I’m constantly testing the walls of this prison…this ‘Matrix’ of an existence that seeks to make us all zombies…prisoners…trapped in a world of our own making…trying to help we all understand there’s more to life than all the bullshit we see…and they…YOU ALL call me crazy…I don’t care…as long as I’m helping!
But now…let’s look at the downside.
Truth is though…as much as my ‘I JUST WANT TO BE ME’ speech sounds noble and fancy…it is not easy. I am a human being…with human feelings and emotions. Inside me is that human desire of wanting to love and wanting to be loved! I love hugs! I want kisses! I want to cuddle! I want someone to call me just to ask…”How are you today…my friend?”

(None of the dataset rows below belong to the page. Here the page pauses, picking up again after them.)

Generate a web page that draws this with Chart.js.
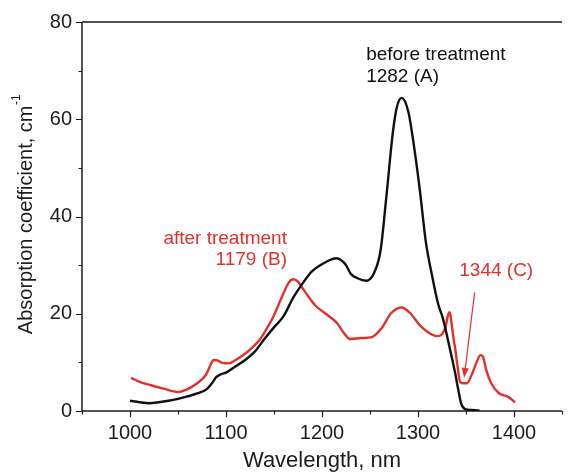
<!DOCTYPE html>
<html>
<head>
<meta charset="utf-8">
<script src="https://cdn.jsdelivr.net/npm/chart.js@4.4.0/dist/chart.umd.min.js"></script>
<style>
  html, body { margin: 0; padding: 0; background: #fff; }
  #wrap { width: 572px; height: 474px; }
</style>
</head>
<body>
<div id="wrap"><canvas id="spectra" width="572" height="474"></canvas></div>
<script>
// absorption spectra, wavelength in nm / coefficient in cm-1
const beforeNm = [1000, 1010, 1020, 1030, 1040, 1050, 1060, 1070, 1080, 1085, 1090, 1095, 1100, 1110, 1120, 1130, 1140, 1150, 1160, 1170, 1180, 1190, 1200, 1210, 1215, 1220, 1225, 1230, 1237, 1246, 1254, 1261, 1267, 1274, 1278, 1283, 1290, 1295, 1302, 1308, 1315, 1321, 1326, 1333, 1339, 1342, 1345, 1349, 1356, 1364];
const beforeVal = [2.1, 1.8, 1.6, 1.8, 2.1, 2.5, 3.0, 3.6, 4.5, 5.6, 7.0, 7.6, 7.9, 9.2, 10.5, 12.2, 14.8, 17.2, 19.5, 23.3, 26.3, 28.8, 30.2, 31.2, 31.4, 31.0, 30.0, 28.2, 27.3, 26.8, 28.3, 33.0, 44.0, 57.6, 62.5, 64.4, 61.5, 55.6, 45.3, 35.0, 27.5, 22.0, 19.0, 13.0, 7.5, 4.3, 1.5, 0.4, 0.2, 0.1];

const afterNm = [1001, 1010, 1022, 1035, 1050, 1060, 1070, 1079, 1084, 1087, 1091, 1096, 1103, 1110, 1118, 1127, 1135, 1142, 1149, 1159, 1165, 1170, 1175, 1180, 1186, 1193, 1206, 1216, 1223, 1229, 1241, 1252, 1262, 1272, 1283, 1292, 1302, 1312, 1320, 1325, 1329, 1331, 1333, 1335, 1337, 1339, 1341, 1344, 1348, 1351, 1356, 1361, 1365, 1368, 1371, 1376, 1384, 1394, 1401];
const afterVal = [6.8, 6.0, 5.3, 4.6, 3.9, 4.5, 5.7, 7.4, 9.5, 10.5, 10.4, 9.9, 9.8, 10.5, 11.5, 13.0, 14.6, 16.8, 19.3, 23.8, 26.3, 27.1, 26.6, 25.2, 23.5, 21.7, 19.7, 18.0, 16.0, 14.8, 15.0, 15.2, 17.0, 20.1, 21.3, 20.1, 17.6, 16.0, 15.4, 15.8, 17.5, 19.5, 20.3, 18.0, 15.0, 12.5, 9.5, 5.9, 5.7, 5.7, 7.5, 10.0, 11.5, 11.0, 8.5, 5.8, 3.7, 2.9, 1.8];

const xRange = [950, 1450];
const yRange = [0, 80];

// labels placed in data units
const notes = [
    { text: 'before treatment', x: 1246, y: 73.2, align: 'left', color: 'black' },
    { text: '1282 (A)', x: 1246, y: 68.7, align: 'left', color: 'black' },
    { text: 'after treatment', x: 1163.5, y: 35.5, align: 'right', color: 'red' },
    { text: '1179 (B)', x: 1163.5, y: 31.0, align: 'right', color: 'red' },
    { text: '1344 (C)', x: 1343, y: 28.9, align: 'left', color: 'red' }
];
const arrowC = { from: [1359, 24.4], to: [1348, 6.8] };

const COLORS = { black: '#111111', red: '#e5302a', text: '#1c1c1c' };
const FONT = "'Liberation Sans', Arial, Helvetica, sans-serif";

function toPoints(xs, ys) {
    return xs.map((x, i) => ({ x: x, y: ys[i] }));
}

const axesPlugin = {
    id: 'axesPlugin',
    beforeDatasetsDraw(chart) {
        const { ctx, chartArea: a, scales } = chart;
        ctx.save();
        ctx.strokeStyle = COLORS.text;
        ctx.lineWidth = 1.5;
        ctx.beginPath();
        ctx.moveTo(a.left, a.top);
        ctx.lineTo(a.left, a.bottom);
        ctx.lineTo(a.right, a.bottom);
        ctx.moveTo(a.left, a.top);
        ctx.lineTo(a.right, a.top);
        ctx.stroke();

        ctx.lineWidth = 1.2;
        ctx.beginPath();
        scales.x.ticks.forEach(t => {
            const px = Math.round(scales.x.getPixelForValue(t.value)) + 0.5;
            const len = t.value % 100 === 0 ? 6 : 3.5;
            ctx.moveTo(px, a.bottom);
            ctx.lineTo(px, a.bottom + len);
        });
        scales.y.ticks.forEach(t => {
            const py = Math.round(scales.y.getPixelForValue(t.value)) + 0.5;
            const len = t.value % 20 === 0 ? 6 : 3.5;
            ctx.moveTo(a.left, py);
            ctx.lineTo(a.left - len, py);
        });
        ctx.stroke();

        // y axis title with superscript unit
        const main = 'Absorption coefficient, cm';
        const sup = '-1';
        ctx.fillStyle = COLORS.text;
        ctx.font = '20px ' + FONT;
        const w1 = ctx.measureText(main).width;
        ctx.font = '12px ' + FONT;
        const w2 = ctx.measureText(sup).width;
        ctx.translate(26, (a.top + a.bottom) / 2 - 2);
        ctx.rotate(-Math.PI / 2);
        ctx.textBaseline = 'middle';
        ctx.textAlign = 'left';
        const start = -(w1 + w2) / 2;
        ctx.font = '20px ' + FONT;
        ctx.fillText(main, start, 0);
        ctx.font = '12px ' + FONT;
        ctx.fillText(sup, start + w1 + 0.5, -9);
        ctx.restore();
    },
    afterDatasetsDraw(chart) {
        const { ctx, scales } = chart;
        ctx.save();
        ctx.font = '19px ' + FONT;
        ctx.textBaseline = 'middle';
        notes.forEach(n => {
            ctx.fillStyle = COLORS[n.color];
            ctx.textAlign = n.align;
            ctx.fillText(n.text, scales.x.getPixelForValue(n.x), scales.y.getPixelForValue(n.y));
        });

        // arrow pointing at band C
        const x1 = scales.x.getPixelForValue(arrowC.from[0]);
        const y1 = scales.y.getPixelForValue(arrowC.from[1]);
        const x2 = scales.x.getPixelForValue(arrowC.to[0]);
        const y2 = scales.y.getPixelForValue(arrowC.to[1]);
        const ang = Math.atan2(y2 - y1, x2 - x1);
        const head = 10, half = 3.5;
        ctx.strokeStyle = COLORS.red;
        ctx.fillStyle = COLORS.red;
        ctx.lineWidth = 1.2;
        ctx.beginPath();
        ctx.moveTo(x1, y1);
        ctx.lineTo(x2 - Math.cos(ang) * head, y2 - Math.sin(ang) * head);
        ctx.stroke();
        ctx.beginPath();
        ctx.moveTo(x2, y2);
        ctx.lineTo(x2 - Math.cos(ang) * head - Math.sin(ang) * half, y2 - Math.sin(ang) * head + Math.cos(ang) * half);
        ctx.lineTo(x2 - Math.cos(ang) * head + Math.sin(ang) * half, y2 - Math.sin(ang) * head - Math.cos(ang) * half);
        ctx.closePath();
        ctx.fill();
        ctx.restore();
    }
};

new Chart(document.getElementById('spectra'), {
    type: 'line',
    data: {
        datasets: [
            {
                label: 'before treatment',
                data: toPoints(beforeNm, beforeVal),
                borderColor: COLORS.black,
                borderWidth: 2.4,
                pointRadius: 0,
                cubicInterpolationMode: 'monotone'
            },
            {
                label: 'after treatment',
                data: toPoints(afterNm, afterVal),
                borderColor: COLORS.red,
                borderWidth: 2.4,
                pointRadius: 0,
                cubicInterpolationMode: 'monotone'
            }
        ]
    },
    options: {
        responsive: false,
        animation: false,
        devicePixelRatio: 1,
        layout: { padding: { top: 21, right: 0, left: 0, bottom: 0 } },
        plugins: { legend: { display: false }, tooltip: { enabled: false } },
        scales: {
            x: {
                type: 'linear',
                min: xRange[0],
                max: xRange[1],
                afterFit(scale) { scale.height = 63; },
                grid: { display: true, drawOnChartArea: false, drawTicks: false },
                border: { display: false },
                ticks: {
                    stepSize: 50,
                    padding: 10,
                    maxRotation: 0,
                    autoSkip: false,
                    color: COLORS.text,
                    font: { family: FONT, size: 20 },
                    callback: v => (v % 100 === 0 ? String(v) : '')
                },
                title: {
                    display: true,
                    text: 'Wavelength, nm',
                    color: COLORS.text,
                    font: { family: FONT, size: 22 },
                    padding: { top: 0, bottom: 0 }
                }
            },
            y: {
                min: yRange[0],
                max: yRange[1],
                afterFit(scale) { scale.width = 82; },
                grid: { display: true, drawOnChartArea: false, drawTicks: false },
                border: { display: false },
                ticks: {
                    stepSize: 10,
                    padding: 10,
                    autoSkip: false,
                    color: COLORS.text,
                    font: { family: FONT, size: 20 },
                    callback: v => (v % 20 === 0 ? String(v) : '')
                }
            }
        }
    },
    plugins: [axesPlugin]
});
</script>
</body>
</html>
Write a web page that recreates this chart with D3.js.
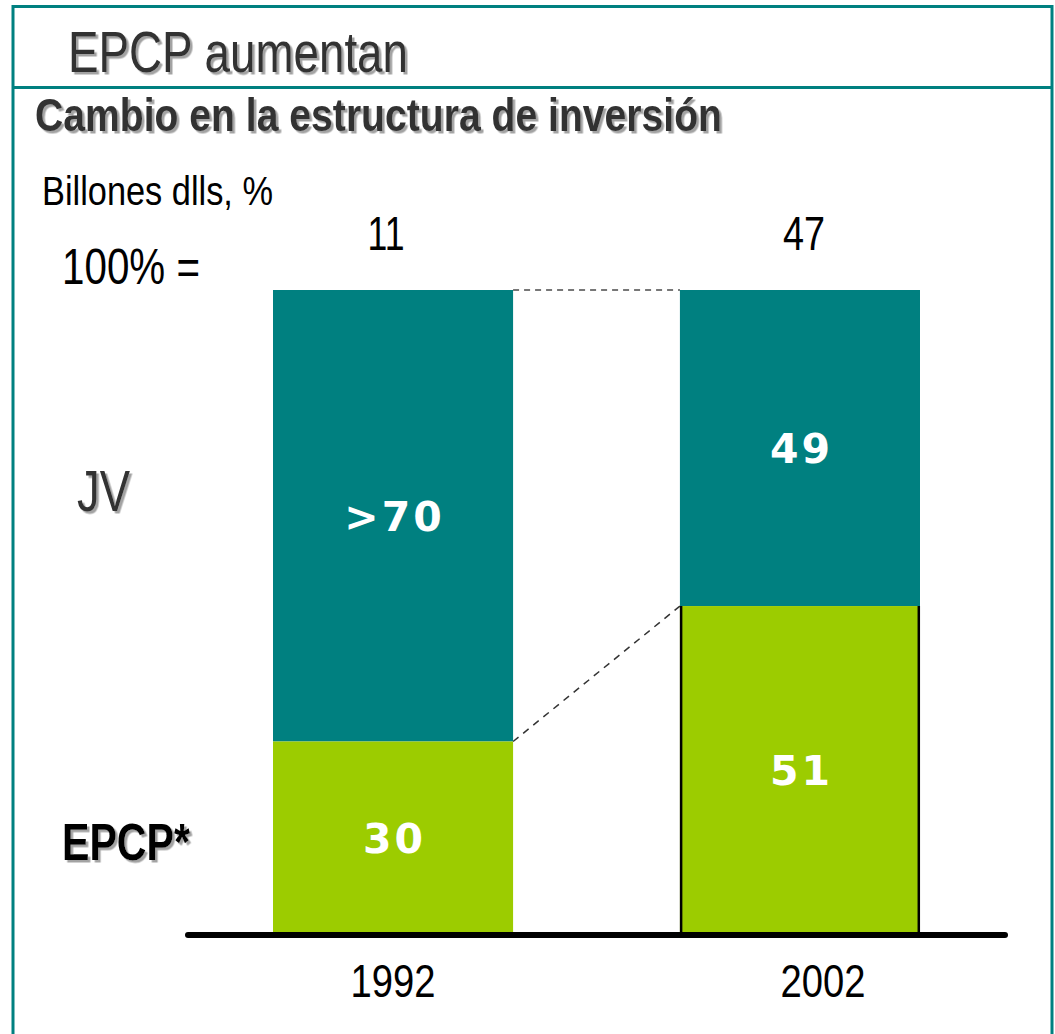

I don’t have many friends. Because realistically…most of these guys…you guys do not understand me! And probably the concept of ‘accepting people’ is a strange one to most of you…because you like me when it’s all good…but complain and run at the first sign of ME. How does that work?!?
It’s really lonely here…I tell you…Honest, I can imagine how Jim Carrey felt back then when his wife left him…saying he was really crazy and she could not cope…Jim Carrey…man who has made/who makes a lot of people happy. That’s love for you…”I will always love you unconditionally…AS LONG AS…”…I can relate to Mr. Carrey…because I was dumped too…in fact I’ve been dumped twice in six months…because of some decisions I made…
“In changing times…men must hold on to unchanging principles.”
What is happening? Somehow…all those things that used to count do not make sense anymore. So why try?
Just because I’m unusual…you call me crazy. That’s the only way I make sense to you, right? That’s the only way you can reconcile my existence, abi? If we were somewhere else…like the states or…you’d probably say I’m an alien…fell of a meteorite or some other crazy stuff.
Well. If that’s what works for you guys…if that’s what helps you sleep…so be it. I might walk naked in the streets…just to get your attention. Allow me. After all, I AM CRAZY.